Kenyan Stocks, World’s Worst This Year, Set to Fall Further
Kenyan stock prices at more than three-year lows may have further to fall with domestic investors favoring bonds and foreign buyers waiting for lower valuations, the head of the bourse said.
Shares on the Nairobi Securities Exchange have dropped 6.9 percent since Jan. 1, extending last year’s 8.5 percent decline, because of jitters among investors about elections scheduled for August. The yield on Kenya’s benchmark 10-year bond has fallen almost 200 basis points to 14.02 percent on Tuesday from a high of 16 percent in February, according to data compiled by Bloomberg.
“Because of issues around volatility in the markets, most pension schemes over the past two years have lost value in their equity holdings so they want to play a bit safer,” NSE Chief Executive Officer Geoffrey Odundo said in an interview Monday at his office in the capital. “Interest rates have historically given them a better performance so that is why they are willing to buy government paper.”

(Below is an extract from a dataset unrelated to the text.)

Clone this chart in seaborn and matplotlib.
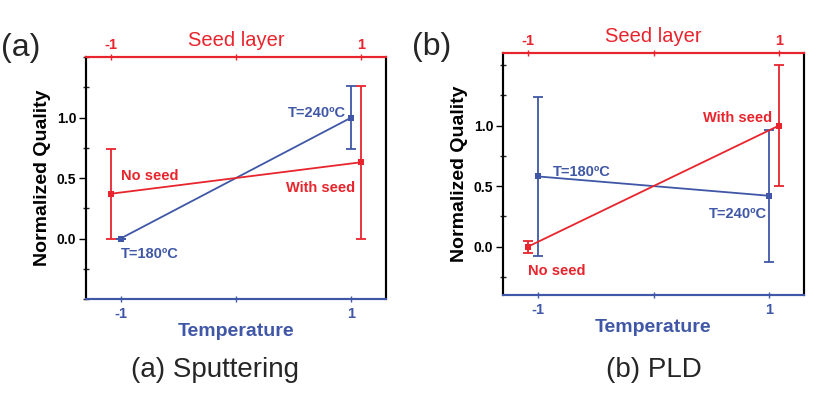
import numpy as np
import seaborn as sns
import matplotlib.pyplot as plt
from matplotlib.ticker import MultipleLocator

sns.set_theme(style="white")
plt.rcParams['font.family'] = ['Liberation Sans', 'DejaVu Sans']

RED = '#e8242c'
BLUE = '#3f57a6'

levels = [-1, 1]

# (a) Sputtering
temp_a = [0.0, 1.0]
temp_err_a = [0.0, 0.26]
seed_a = [0.37, 0.63]
seed_err_a = [0.37, 0.63]

# (b) PLD
temp_b = [0.58, 0.42]
temp_err_b = [0.66, 0.545]
seed_b = [0.0, 1.0]
seed_err_b = [0.05, 0.5]

ytick_vals = [0.0, 0.5, 1.0]
ytick_labels = ['0.0', '0.5', '1.0']


def draw(rect, temp, temp_err, seed, seed_err, ylim, notes, tag, caption, tag_xy, cap_x):
    ax = fig.add_axes(rect)
    top = ax.twiny()

    sns.lineplot(x=levels, y=temp, ax=ax, color=BLUE, lw=1.3, marker='s',
                 markersize=4, markeredgewidth=0)
    ax.errorbar(levels, temp, yerr=temp_err, fmt='none', ecolor=BLUE,
                elinewidth=1.3, capsize=3.5, capthick=1.3)
    sns.lineplot(x=levels, y=seed, ax=top, color=RED, lw=1.3, marker='s',
                 markersize=4, markeredgewidth=0)
    top.errorbar(levels, seed, yerr=seed_err, fmt='none', ecolor=RED,
                 elinewidth=1.3, capsize=3.5, capthick=1.3)

    ax.set_xlim(-1.3, 1.3)
    top.set_xlim(-1.2, 1.2)
    ax.set_ylim(*ylim)

    ax.set_xticks([-1, 1])
    ax.set_xticklabels(['-1', '1'])
    ax.xaxis.set_minor_locator(MultipleLocator(1))
    top.set_xticks([-1, 1])
    top.set_xticklabels(['-1', '1'])
    top.xaxis.set_minor_locator(MultipleLocator(1))
    ax.set_yticks(ytick_vals)
    ax.set_yticklabels(ytick_labels)
    ax.yaxis.set_minor_locator(MultipleLocator(0.25))

    for a in (ax, top):
        for s in ['left', 'right']:
            a.spines[s].set_color('black')
            a.spines[s].set_linewidth(1.5)
        a.spines['bottom'].set_color(BLUE)
        a.spines['bottom'].set_linewidth(1.5)
        a.spines['top'].set_color(RED)
        a.spines['top'].set_linewidth(1.5)

    ax.tick_params(axis='x', which='both', direction='inout', length=5, width=1,
                   colors=BLUE, labelsize=10.5, pad=3, bottom=True)
    for lab in ax.get_xticklabels():
        lab.set_fontweight('bold')
    top.tick_params(axis='x', which='both', direction='inout', length=5, width=1,
                    colors=RED, labelsize=10.5, pad=1, top=True)
    for lab in top.get_xticklabels():
        lab.set_fontweight('bold')
    ax.tick_params(axis='y', which='major', direction='out', length=5, width=1,
                   colors='black', labelsize=10, pad=2, left=True)
    ax.tick_params(axis='y', which='minor', direction='inout', length=4, width=1,
                   left=True)
    for lab in ax.get_yticklabels():
        lab.set_fontweight('bold')

    ax.set_xlabel('Temperature', color=BLUE, fontsize=14, fontweight='bold', labelpad=2)
    top.set_xlabel('Seed layer', color=RED, fontsize=14.5, labelpad=-6)
    ax.set_ylabel('Normalized Quality', color='black', fontsize=14, fontweight='bold', labelpad=4)
    top.grid(False)
    ax.grid(False)

    for txt, x, y, c in notes:
        ax.text(x, y, txt, color=c, fontsize=10.5, fontweight='bold',
                ha='left', va='center')

    fig.text(tag_xy[0], tag_xy[1], tag, fontsize=23, ha='left', va='center')
    fig.text(cap_x, 0.06, caption, fontsize=20, ha='center', va='center')


fig = plt.figure(figsize=(8.31, 3.94), dpi=100)

draw([86 / 831, 1 - 299 / 394, 300 / 831, 242 / 394],
     temp_a, temp_err_a, seed_a, seed_err_a, (-0.5, 1.5),
     [('No seed', -1.0, 0.52, RED), ('With seed', 0.43, 0.42, RED),
      ('T=240ºC', 0.45, 1.04, BLUE), ('T=180ºC', -1.0, -0.13, BLUE)],
     '(a)', '(a) Sputtering', (1 / 831, 1 - 48 / 394), 215 / 831)

draw([503 / 831, 1 - 295 / 394, 301 / 831, 242 / 394],
     temp_b, temp_err_b, seed_b, seed_err_b, (-0.4, 1.6),
     [('T=180ºC', -0.87, 0.62, BLUE), ('T=240ºC', 0.48, 0.27, BLUE),
      ('With seed', 0.43, 1.06, RED), ('No seed', -1.08, -0.2, RED)],
     '(b)', '(b) PLD', (412 / 831, 1 - 47 / 394), 654 / 831)

fig.savefig('out.png', dpi=100)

Kenya’s stock exchange is the world’s worst performer so far this year, with the decline dragging valuations to the weakest since 2009, when Bloomberg began compiling the data. The All Share Index rose for only the second time this year on Wednesday, advancing less than 0.1 percent to 124.19.
The recent decline may present a buying opportunity for investors, particularly “liquid stocks” including Safaricom Ltd, East Africa’s biggest mobile-phone company, and East African Breweries Ltd, the region’s largest brewer, and KCB Group, the No. 1 bank by assets, Exotix Partners said in an e-mailed note on Monday.
Market ‘Bottoming’
“We see it bottoming at some point,” Odundo said. “Foreigners are waiting for better prices and are picking stocks at fairly low prices and this has dragged the index downwards, especially given that when the stocks that really drive volume — which are the telcos and the banking sector — fall, they drag the index down,” Odundo said.
The NSE said in November full-year earnings will drop at least 25 percent. Odundo said the warning was the result of “difficult” markets last year, while predicting a turnaround in 2017 as the exchange brings new products online.
“‘We are going to get derivatives; we are looking at new products around exchange-traded funds, global depository receipts,” he said. “A lot of focus around new product will create new feel around the stock market and make our markets more attractive to international investors given the kind of products we are bringing on board.”
The NSE said in October it’s evaluating “several” ETF applications and plans to introduce a derivatives market, without providing a time frame.